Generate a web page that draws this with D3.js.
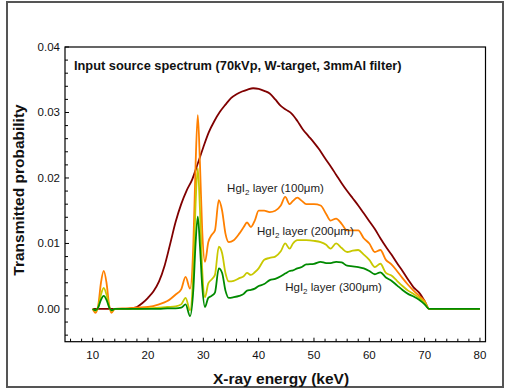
<!DOCTYPE html>
<html>
<head>
<meta charset="utf-8">
<script src="https://cdn.jsdelivr.net/npm/d3@7"></script>
<style>
  body { margin: 0; background: #fff; }
</style>
</head>
<body>
<div id="chart"></div>
<script>
// source spectrum
var sourceEnergy = [10, 14, 16, 17, 18, 19, 20, 21, 22, 23, 24, 25, 26, 27, 28, 29, 30, 31, 32, 33, 34, 35, 36, 37, 38, 39, 40,
  41, 42, 43, 44, 45, 46, 47, 48, 49, 50, 51, 52, 53, 54, 55, 56, 57, 58, 59, 60, 61, 62, 63, 64, 65, 66, 67, 68, 69, 70, 70.8, 75, 80];
var sourceProb = [0, 0, 0, 0.0001, 0.0003, 0.0009, 0.0017, 0.0027, 0.0042, 0.0066, 0.0099, 0.0133, 0.0160, 0.0181, 0.0198, 0.0222, 0.0247,
  0.0270, 0.0287, 0.0301, 0.0312, 0.0322, 0.0328, 0.0332, 0.0335, 0.0337, 0.0336, 0.0333, 0.0329, 0.0320, 0.0310, 0.0304, 0.0298,
  0.0287, 0.0274, 0.0264, 0.0254, 0.0243, 0.0230, 0.0218, 0.0205, 0.0192, 0.0180, 0.0169, 0.0158, 0.0146, 0.0134, 0.0122, 0.0108,
  0.0095, 0.0083, 0.0070, 0.0058, 0.0045, 0.0033, 0.0025, 0.0012, 0, 0, 0];

// transmitted through HgI2 layers
var layerEnergy = [10, 10.5, 11, 11.5, 12, 12.5, 13, 13.4, 14, 16, 18, 20, 22, 23.5, 25, 26, 26.8, 27.6, 28.2, 28.6, 29, 29.4, 29.8,
  30.3, 30.9, 31.5, 32.1, 32.8, 33.4, 34, 34.6, 35.5, 36.5, 37.3, 37.9, 38.6, 39.3, 40, 41, 42, 43, 44, 44.8, 45.6, 46.2, 47, 47.8,
  48.6, 50, 51.2, 52.2, 53, 54, 55, 56, 57, 58, 59, 60, 61, 62, 63, 64, 65, 66, 67, 68, 69, 70, 70.8, 75, 80];
var prob100 = [0, -0.0006, 0.0005, 0.004, 0.0058, 0.004, 0.0005, -0.0006, 0, 0.0001, 0.0002, 0.0003, 0.0007, 0.0012, 0.0022, 0.0030,
  0.0049, 0.0031, 0.010, 0.022, 0.0296, 0.022, 0.012, 0.0072, 0.0102, 0.0113, 0.0120, 0.0166, 0.0150, 0.0115, 0.0102, 0.0105, 0.0115,
  0.0125, 0.0132, 0.0125, 0.0135, 0.0150, 0.0150, 0.0148, 0.0150, 0.0158, 0.0171, 0.0160, 0.0165, 0.0170, 0.0165, 0.0160, 0.0160,
  0.0158, 0.0145, 0.0135, 0.0138, 0.0130, 0.0120, 0.0120, 0.0120, 0.0108, 0.0100, 0.0087, 0.0090, 0.0075, 0.0068, 0.0058, 0.0047,
  0.0037, 0.0028, 0.0020, 0.0012, 0, 0, 0];
var prob200 = [0, -0.0003, 0.0003, 0.0022, 0.0032, 0.0022, 0.0003, -0.0003, 0, 0, 0, 0.0001, 0.0002, 0.0003, 0.0004, 0.0007,
  0.0017, -0.0002, 0.006, 0.016, 0.0215, 0.015, 0.006, 0.0018, 0.0039, 0.0045, 0.0052, 0.0095, 0.0085, 0.0055, 0.0042, 0.0043, 0.0047,
  0.0050, 0.0055, 0.0052, 0.0056, 0.0062, 0.0075, 0.0078, 0.0080, 0.0088, 0.0100, 0.0092, 0.0100, 0.0105, 0.0105, 0.0105, 0.0104,
  0.0102, 0.0098, 0.0092, 0.0100, 0.0093, 0.0087, 0.0089, 0.0090, 0.0083, 0.0075, 0.0064, 0.0069, 0.0055, 0.0051, 0.0043, 0.0035,
  0.0028, 0.0023, 0.0017, 0.0010, 0, 0, 0];
var prob300 = [0, -0.0002, 0.0002, 0.0014, 0.0020, 0.0014, 0.0002, -0.0002, 0, 0, 0, 0, 0, 0.0001, 0.0001, 0.0002,
  0.0007, -0.0011, 0.003, 0.010, 0.0141, 0.0095, 0.0035, 0.0003, 0.0017, 0.0020, 0.0025, 0.0062, 0.0055, 0.0028, 0.0017, 0.0018, 0.0020,
  0.0023, 0.0028, 0.0029, 0.0031, 0.0035, 0.0038, 0.0044, 0.0046, 0.0050, 0.0054, 0.0058, 0.0059, 0.0062, 0.0064, 0.0068, 0.0069,
  0.0072, 0.0070, 0.0070, 0.0072, 0.0071, 0.0066, 0.0065, 0.0064, 0.0062, 0.0058, 0.0053, 0.0056, 0.0048, 0.0043, 0.0036, 0.0029,
  0.0023, 0.0019, 0.0014, 0.0007, 0, 0, 0];

var layerNames = ["100", "200", "300"];
var layerColors = ["#ff8000", "#c8c800", "#008a00"];
var labelPos = [[34.3, 0.0178], [39.7, 0.01125], [44.8, 0.0028]];

var yTicks = [0, 0.01, 0.02, 0.03, 0.04];
var xTicks = [10, 20, 30, 40, 50, 60, 70, 80];

var width = 505, height = 389;
var svg = d3.select("#chart").append("svg")
    .attr("width", width)
    .attr("height", height)
    .style("font-family", "'Liberation Sans', Arial, sans-serif");

// outer frame
svg.append("rect")
    .attr("x", 7).attr("y", 2)
    .attr("width", 496).attr("height", 385)
    .style("fill", "none")
    .style("stroke", "#555")
    .style("stroke-width", 2);

var x = d3.scaleLinear().domain([5, 81]).range([65, 485.5]);
var y = d3.scaleLinear().domain([-0.005, 0.04]).range([341.7, 47]);

// minor ticks, pointing inward
var g = svg.append("g");
g.selectAll(".xminor").data(d3.range(6, 81, 2)).enter().append("line")
    .attr("x1", function(d) { return x(d); }).attr("x2", function(d) { return x(d); })
    .attr("y1", y(-0.005)).attr("y2", function(d) { return y(-0.005) - (d % 10 == 0 ? 4 : 3); })
    .style("stroke", "#000");
g.selectAll(".yminor").data(d3.range(-0.004, 0.0401, 0.002)).enter().append("line")
    .attr("y1", function(d) { return y(d); }).attr("y2", function(d) { return y(d); })
    .attr("x1", x(5)).attr("x2", function(d) { return x(5) + (Math.abs(d * 100 - Math.round(d * 100)) < 1e-6 ? 4 : 3); })
    .style("stroke", "#000");

// tick labels
svg.selectAll(".ylab").data(yTicks).enter().append("text")
    .attr("x", 60).attr("y", function(d) { return y(d) + 4; })
    .attr("text-anchor", "end")
    .style("font-size", "11.5px").style("fill", "#111")
    .text(function(d) { return d3.format(".2f")(d); });
svg.selectAll(".xlab").data(xTicks).enter().append("text")
    .attr("x", function(d) { return x(d); }).attr("y", 359)
    .attr("text-anchor", "middle")
    .style("font-size", "11.5px").style("fill", "#111")
    .text(function(d) { return d; });

// curves
var line = d3.line()
    .x(function(d) { return x(d[0]); })
    .y(function(d) { return y(d[1]); })
    .curve(d3.curveMonotoneX);

svg.append("path")
    .datum(d3.zip(sourceEnergy, sourceProb))
    .attr("d", line)
    .style("fill", "none").style("stroke", "#800000").style("stroke-width", 1.8);

[prob100, prob200, prob300].forEach(function(p, i) {
    svg.append("path")
        .datum(d3.zip(layerEnergy, p))
        .attr("d", line)
        .style("fill", "none").style("stroke", layerColors[i]).style("stroke-width", 1.8);
});

// plot frame
svg.append("rect")
    .attr("x", x(5)).attr("y", y(0.04))
    .attr("width", x(81) - x(5)).attr("height", y(-0.005) - y(0.04))
    .style("fill", "none").style("stroke", "#000").style("stroke-width", 1.2);

// layer labels
layerNames.forEach(function(n, i) {
    var t = svg.append("text")
        .attr("x", x(labelPos[i][0])).attr("y", y(labelPos[i][1]))
        .style("font-size", "11.5px").style("fill", "#222");
    t.append("tspan").text("HgI");
    t.append("tspan").attr("dy", 3).style("font-size", "8px").text("2");
    t.append("tspan").attr("dy", -3).text(" layer (" + n + "\u03bcm)");
});

svg.append("text")
    .attr("x", 74).attr("y", 70)
    .style("font-size", "12.8px").style("font-weight", "bold").style("fill", "#111")
    .text("Input source spectrum (70kVp, W-target, 3mmAl filter)");

svg.append("text")
    .attr("x", 281).attr("y", 384)
    .attr("text-anchor", "middle")
    .style("font-size", "15.5px").style("font-weight", "bold").style("fill", "#111")
    .text("X-ray energy (keV)");

svg.append("text")
    .attr("transform", "translate(24," + 190 + ") rotate(-90)")
    .attr("text-anchor", "middle")
    .style("font-size", "15.5px").style("font-weight", "bold").style("fill", "#111")
    .text("Transmitted probability");
</script>
</body>
</html>
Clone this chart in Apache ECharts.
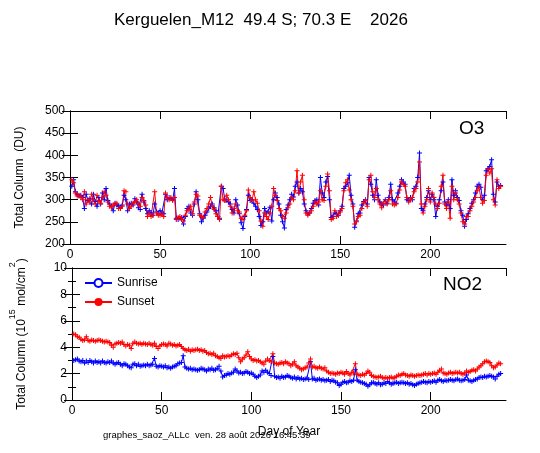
<!DOCTYPE html>
<html>
<head>
<meta charset="utf-8">
<title>Kerguelen_M12 SAOZ 2026</title>
<script src="https://cdn.jsdelivr.net/npm/echarts@6/dist/echarts.min.js"></script>
<style>
  html, body { margin: 0; padding: 0; background: #fff; }
  #chart { width: 540px; height: 453px; }
</style>
</head>
<body>
<div id="chart"></div>
<script>
// first day of the series (day of year)
var firstDay = 1;

// O3 total column (DU), one value per day
var o3Sunrise = [
  330, 345, 318, 312, 308, 310, 305, 280, 312, 298,
  302, 290, 312, 296, 285, 305, 290, 315, 300, 325,
  298, 290, 285, 275, 292, 288, 285, 282, 288, 310,
  300, 275, 290, 292, 288, 302, 295, 282, 278, 312,
  295, 280, 268, 275, 270, 265, 290, 272, 268, 275,
  270, 268, 312, 300, 305, 302, 300, 325, 258, 255,
  258, 260, 245, 262, 280, 285, 270, 265, 290, 318,
  300, 268, 250, 258, 265, 272, 280, 285, 290, 282,
  275, 262, 258, 330, 325, 298, 300, 295, 290, 278,
  270, 300, 288, 268, 248, 235, 262, 278, 310, 298,
  300, 292, 285, 278, 262, 242, 250, 280, 270, 272,
  283, 252, 300, 315, 305, 290, 265, 250, 236, 278,
  288, 300, 312, 306, 330, 340, 315, 325, 318, 290,
  275, 268, 270, 280, 292, 298, 300, 288, 350, 315,
  305, 340, 352, 300, 260, 262, 270, 268, 265, 275,
  285, 325, 330, 338, 355, 310, 290, 238, 252, 268,
  270, 288, 296, 300, 290, 350, 335, 310, 300, 345,
  310, 295, 290, 288, 300, 292, 305, 335, 300, 295,
  292, 315, 330, 345, 340, 335, 300, 298, 305, 300,
  325, 330, 350, 405, 280, 275, 290, 305, 320, 300,
  312, 300, 262, 285, 300, 320, 340, 295, 288, 300,
  280, 345, 310, 320, 305, 298, 275, 265, 240, 255,
  268, 280, 292, 300, 315, 330, 335, 328, 300, 310,
  365, 370, 375, 390, 312, 295, 340, 330, 332
];
var o3Sunset = [
  345, 338, 315, 308, 310, 305, 300, 318, 290, 300,
  295, 312, 300, 290, 310, 298, 292, 305, 318, 310,
  295, 285, 282, 288, 290, 292, 280, 280, 285, 320,
  318, 290, 280, 285, 292, 295, 300, 290, 285, 305,
  298, 288, 262, 268, 262, 265, 318, 270, 265, 265,
  268, 262, 315, 305, 300, 305, 298, 305, 255, 260,
  262, 255, 252, 265, 275, 278, 285, 268, 295, 312,
  308, 265, 262, 260, 272, 280, 290, 305, 285, 278,
  268, 262, 255, 330, 300, 298, 310, 300, 285, 270,
  280, 290, 275, 272, 258, 255, 265, 275, 322, 305,
  298, 318, 300, 292, 275, 252, 240, 270, 262, 255,
  270, 285, 325, 310, 298, 280, 275, 262, 258, 270,
  282, 290, 305, 300, 320, 365, 315, 340, 355, 300,
  270, 265, 270, 275, 285, 295, 290, 295, 320, 300,
  298, 330, 358, 320, 255, 258, 275, 262, 268, 272,
  280, 320, 338, 345, 322, 300, 285, 245, 250, 262,
  265, 280, 292, 298, 285, 345, 355, 318, 305, 325,
  300, 290, 282, 292, 296, 290, 300, 320, 290, 288,
  290, 305, 322, 340, 335, 330, 305, 295, 300, 305,
  318, 325, 340, 385, 290, 270, 285, 300, 325, 295,
  315, 305, 290, 280, 292, 330, 355, 290, 280, 295,
  258, 330, 300, 315, 300, 290, 270, 250, 245, 262,
  262, 275, 285, 295, 305, 320, 328, 305, 292, 298,
  355, 368, 360, 370, 300, 288, 345, 325, 330
];

// NO2 total column (1e15 mol/cm2), one value per day
var no2Sunrise = [
  3.0, 3.05, 3.1, 2.95, 2.9, 3.0, 2.8, 2.95, 2.85, 3.0,
  2.9, 2.8, 2.95, 2.85, 2.9, 2.8, 2.95, 2.85, 2.8, 2.9,
  2.85, 2.95, 2.8, 2.7, 2.8, 2.85, 2.7, 2.6, 2.75, 2.7,
  2.6, 2.5, 2.45, 2.7, 2.75, 2.6, 2.7, 2.55, 2.6, 2.65,
  2.6, 2.7, 2.6, 2.65, 2.7, 3.15, 2.55, 2.5, 2.6, 2.55,
  2.5, 2.6, 2.45, 2.5, 2.4, 2.5, 2.55, 2.6, 2.75, 2.8,
  2.85, 3.35, 2.5, 2.4, 2.35, 2.4, 2.3, 2.35, 2.3, 2.25,
  2.3, 2.4, 2.35, 2.3, 2.2, 2.35, 2.3, 2.4, 2.25, 2.3,
  2.4, 2.55, 2.2, 1.75, 1.85, 1.9, 2.0, 1.95, 2.05, 2.1,
  2.35, 2.2, 2.05, 2.1, 2.0, 2.05, 2.15, 2.1, 2.0, 2.05,
  1.95, 1.8, 1.7, 1.8, 1.9, 2.2, 2.1, 2.25, 2.1, 2.0,
  1.85, 3.3, 1.8, 1.7, 1.75, 1.65, 1.8, 1.7, 1.75, 1.85,
  1.8, 1.7, 1.65, 1.75, 1.6, 1.7, 1.6, 1.65, 1.55, 1.6,
  1.65, 1.55, 2.9, 1.6, 1.65, 1.5, 1.55, 1.6, 1.5, 1.55,
  1.45, 1.5, 1.55, 1.4, 1.5, 1.45, 1.35, 1.3, 1.1, 1.2,
  1.35, 1.4, 1.3, 1.35, 1.45, 1.4, 1.5, 2.3, 1.5, 1.4,
  1.35, 1.3, 1.25, 1.2, 1.05, 1.15, 1.3, 1.35, 1.25, 1.2,
  1.3, 1.15, 1.2, 1.3, 1.25, 1.4, 1.3, 1.2, 1.25, 1.3,
  1.35, 1.25, 1.3, 1.35, 1.3, 1.25, 1.3, 1.2, 1.25, 1.15,
  1.1, 1.2, 1.25, 1.3, 1.35, 1.4, 1.35, 1.3, 1.4, 1.35,
  1.4, 1.45, 1.35, 1.5, 1.55, 1.45, 1.4, 1.5, 1.45, 1.5,
  1.55, 1.5, 1.45, 1.55, 1.6, 1.5, 1.45, 1.5, 1.55, 1.9,
  1.5, 1.45, 1.4, 1.5, 1.55, 1.6, 1.7, 1.75, 1.7, 1.8,
  1.75, 1.8, 1.85, 1.8, 1.75, 1.6, 1.8, 1.95, 2.0
];
var no2Sunset = [
  5.0, 4.95, 4.8, 4.75, 4.6, 4.5, 4.55, 4.8, 4.5, 4.45,
  4.55, 4.5, 4.45, 4.5, 4.55, 4.5, 4.45, 4.4, 4.45, 4.4,
  4.35, 4.15, 4.0, 4.25, 4.3, 4.35, 4.3, 4.4, 4.2, 4.1,
  4.2, 4.15, 3.9, 4.3, 4.4, 4.3, 4.25, 4.3, 4.2, 4.3,
  4.25, 4.2, 4.3, 4.2, 4.15, 4.3, 4.05, 3.9, 4.1, 4.2,
  4.25, 4.2, 4.1, 4.3, 4.25, 4.15, 4.2, 4.1, 4.15, 4.2,
  4.05, 3.9, 3.8, 3.75, 3.85, 3.7, 3.8, 3.75, 3.8, 3.85,
  3.75, 3.8, 3.7, 3.75, 3.6, 3.5, 3.55, 3.45, 3.55, 3.35,
  3.3, 3.2, 3.15, 3.35, 3.25, 3.3, 3.35, 3.3, 3.4, 3.5,
  3.45, 3.55, 3.2, 2.9, 3.1, 3.2, 3.4, 3.65, 3.3, 3.1,
  3.0, 3.05, 2.95, 3.0, 2.9, 2.8, 2.7, 2.95, 3.1, 3.0,
  2.9, 3.5, 2.8, 2.75, 2.7, 2.8, 2.85, 2.75, 2.9, 2.8,
  2.75, 2.6, 2.7, 2.9, 2.6, 2.5, 2.4, 2.3, 2.35, 2.45,
  2.5, 2.8, 3.1, 2.5, 2.55, 2.45, 2.4, 2.5, 2.4, 2.35,
  2.45, 2.2, 2.1, 2.0, 2.05, 2.0, 1.95, 2.05, 2.0, 2.1,
  2.05, 1.95, 2.15, 2.0, 1.9, 2.1, 2.05, 2.75, 1.95, 1.9,
  1.85, 1.95, 1.9, 2.0, 2.2, 2.1, 1.85, 1.8, 1.75, 1.7,
  1.75, 1.8, 1.7, 1.65, 1.7, 1.65, 1.7, 1.75, 1.65, 1.7,
  1.8, 1.9, 1.85, 1.95, 2.0, 1.9, 1.85, 1.8, 1.9, 1.85,
  1.8, 1.85, 1.9, 1.85, 1.9, 1.95, 2.0, 1.9, 2.0, 1.95,
  2.0, 2.05, 1.95, 2.1, 2.25, 2.35, 2.05, 2.0, 1.95, 2.05,
  2.1, 2.0, 2.05, 2.1, 2.05, 2.1, 2.0, 1.95, 2.05, 2.2,
  2.1, 2.15, 2.25, 2.3, 2.2, 2.35, 2.5, 2.6, 2.75, 2.9,
  2.95, 2.9, 2.85, 2.6, 2.45, 2.5, 2.65, 2.8, 2.75
];

var xTicks = { min: 0, max: 242, interval: 50 };
var o3Ticks = { min: 200, max: 500, interval: 50 };
var no2Ticks = { min: 0, max: 10, interval: 2 };

var BLUE = '#0000ff';
var RED = '#ff0000';
var FONT = '"Liberation Sans", Arial, sans-serif';
var PLUS = 'path://M-0.6,-3H0.6V-0.6H3V0.6H0.6V3H-0.6V0.6H-3V-0.6H-0.6Z';

var toPairs = function(values){
	var out = [];
	for( var i = 0; i < values.length; i++ ){
		out.push( [firstDay + i, values[i]] );
	}
	return out;
};

var xAxisOf = function(grid, pos, labels, name){
	return {
		type: 'value', gridIndex: grid, position: pos,
		min: xTicks.min, max: xTicks.max, interval: xTicks.interval,
		name: name || '', nameLocation: 'middle', nameGap: 26,
		nameTextStyle: { color: '#000', fontFamily: FONT, fontSize: 12 },
		axisLine: { show: true, onZero: false, lineStyle: { color: '#000', width: 1 } },
		axisTick: { show: true, inside: true, length: 8, lineStyle: { color: '#000' } },
		axisLabel: { show: labels, color: '#000', fontFamily: FONT, fontSize: 12, margin: 5,
			showMinLabel: true, showMaxLabel: false },
		splitLine: { show: false }
	};
};

var yAxisOf = function(grid, pos, labels, ticks, minor, name){
	return {
		type: 'value', gridIndex: grid, position: pos,
		min: ticks.min, max: ticks.max, interval: ticks.interval,
		name: name || '', nameLocation: 'middle', nameGap: 44,
		nameTextStyle: {
			color: '#000', fontFamily: FONT, fontSize: 12,
			rich: {
				n: { fontFamily: FONT, fontSize: 12, color: '#000', lineHeight: 20, verticalAlign: 'bottom' },
				s: { fontFamily: FONT, fontSize: 9, color: '#000', lineHeight: 10, verticalAlign: 'top' }
			}
		},
		axisLine: { show: true, lineStyle: { color: '#000', width: 1 } },
		axisTick: { show: true, inside: true, length: 8, lineStyle: { color: '#000' } },
		minorTick: { show: minor, splitNumber: 2, length: 4, lineStyle: { color: '#000' } },
		axisLabel: { show: labels, color: '#000', fontFamily: FONT, fontSize: 12, margin: 5 },
		splitLine: { show: false }
	};
};

var lineSeries = function(name, color, values, xi, yi){
	return {
		name: name, type: 'line', xAxisIndex: xi, yAxisIndex: yi,
		data: toPairs( values ),
		symbol: PLUS, symbolSize: 5, showAllSymbol: true,
		lineStyle: { color: color, width: 1 },
		itemStyle: { color: color },
		animation: false, silent: true
	};
};

var chart = echarts.init( document.getElementById( 'chart' ), null, { renderer: 'canvas' } );

chart.setOption( {
	backgroundColor: '#fff',
	animation: false,
	title: {
		text: 'Kerguelen_M12  49.4 S; 70.3 E    2026',
		left: 109, top: 7,
		textStyle: { color: '#000', fontFamily: FONT, fontSize: 17, fontWeight: 'normal' }
	},
	grid: [
		{ left: 70, top: 111, width: 436, height: 133 },
		{ left: 70, top: 268, width: 436, height: 132 }
	],
	legend: {
		data: ['Sunrise', 'Sunset'],
		orient: 'vertical', left: 79, top: 272,
		itemWidth: 27, itemHeight: 10, itemGap: 7,
		textStyle: { color: '#000', fontFamily: FONT, fontSize: 12 },
		selectedMode: false
	},
	xAxis: [
		xAxisOf( 0, 'bottom', true ),
		xAxisOf( 0, 'top', false ),
		xAxisOf( 1, 'bottom', true, 'Day of Year' ),
		xAxisOf( 1, 'top', false )
	],
	yAxis: [
		yAxisOf( 0, 'left', true, o3Ticks, false, 'Total Column  (DU)' ),
		yAxisOf( 0, 'right', false, o3Ticks, false ),
		yAxisOf( 1, 'left', true, no2Ticks, true, '{n|Total Column (10}{s|15}{n| mol/cm}{s|2}{n|)}' ),
		yAxisOf( 1, 'right', false, no2Ticks, true )
	],
	graphic: [
		{ type: 'text', left: 459, top: 119,
			style: { text: 'O3', fill: '#000', font: '19px ' + FONT } },
		{ type: 'text', left: 443, top: 275,
			style: { text: 'NO2', fill: '#000', font: '19px ' + FONT } },
		{ type: 'text', left: 103, top: 430,
			style: { text: 'graphes_saoz_ALLc  ven. 28 août 2026 16:45:39', fill: '#000', font: '9.5px ' + FONT } }
	],
	series: [
		// legend entries (open / filled circle)
		{ name: 'Sunrise', type: 'line', xAxisIndex: 2, yAxisIndex: 2, data: [],
			symbol: 'emptyCircle', symbolSize: 9, lineStyle: { color: BLUE, width: 1 },
			itemStyle: { color: BLUE, borderColor: BLUE } },
		{ name: 'Sunset', type: 'line', xAxisIndex: 2, yAxisIndex: 2, data: [],
			symbol: 'circle', symbolSize: 9, lineStyle: { color: RED, width: 1 },
			itemStyle: { color: RED } },
		lineSeries( 'Sunrise', BLUE, o3Sunrise, 0, 0 ),
		lineSeries( 'Sunset', RED, o3Sunset, 0, 0 ),
		lineSeries( 'Sunrise', BLUE, no2Sunrise, 2, 2 ),
		lineSeries( 'Sunset', RED, no2Sunset, 2, 2 )
	]
} );
</script>
</body>
</html>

### BRIEF
Go back to the entries above and restate word for word every line from the first through the one that contains "0.0025, 0.0012, 0, 0, 0];", leaving the pictures behind.

### WRITTEN REPLY
Generate a web page that draws this with D3.js.
<!DOCTYPE html>
<html>
<head>
<meta charset="utf-8">
<script src="https://cdn.jsdelivr.net/npm/d3@7"></script>
<style>
  body { margin: 0; background: #fff; }
</style>
</head>
<body>
<div id="chart"></div>
<script>
// source spectrum
var sourceEnergy = [10, 14, 16, 17, 18, 19, 20, 21, 22, 23, 24, 25, 26, 27, 28, 29, 30, 31, 32, 33, 34, 35, 36, 37, 38, 39, 40,
  41, 42, 43, 44, 45, 46, 47, 48, 49, 50, 51, 52, 53, 54, 55, 56, 57, 58, 59, 60, 61, 62, 63, 64, 65, 66, 67, 68, 69, 70, 70.8, 75, 80];
var sourceProb = [0, 0, 0, 0.0001, 0.0003, 0.0009, 0.0017, 0.0027, 0.0042, 0.0066, 0.0099, 0.0133, 0.0160, 0.0181, 0.0198, 0.0222, 0.0247,
  0.0270, 0.0287, 0.0301, 0.0312, 0.0322, 0.0328, 0.0332, 0.0335, 0.0337, 0.0336, 0.0333, 0.0329, 0.0320, 0.0310, 0.0304, 0.0298,
  0.0287, 0.0274, 0.0264, 0.0254, 0.0243, 0.0230, 0.0218, 0.0205, 0.0192, 0.0180, 0.0169, 0.0158, 0.0146, 0.0134, 0.0122, 0.0108,
  0.0095, 0.0083, 0.0070, 0.0058, 0.0045, 0.0033, 0.0025, 0.0012, 0, 0, 0];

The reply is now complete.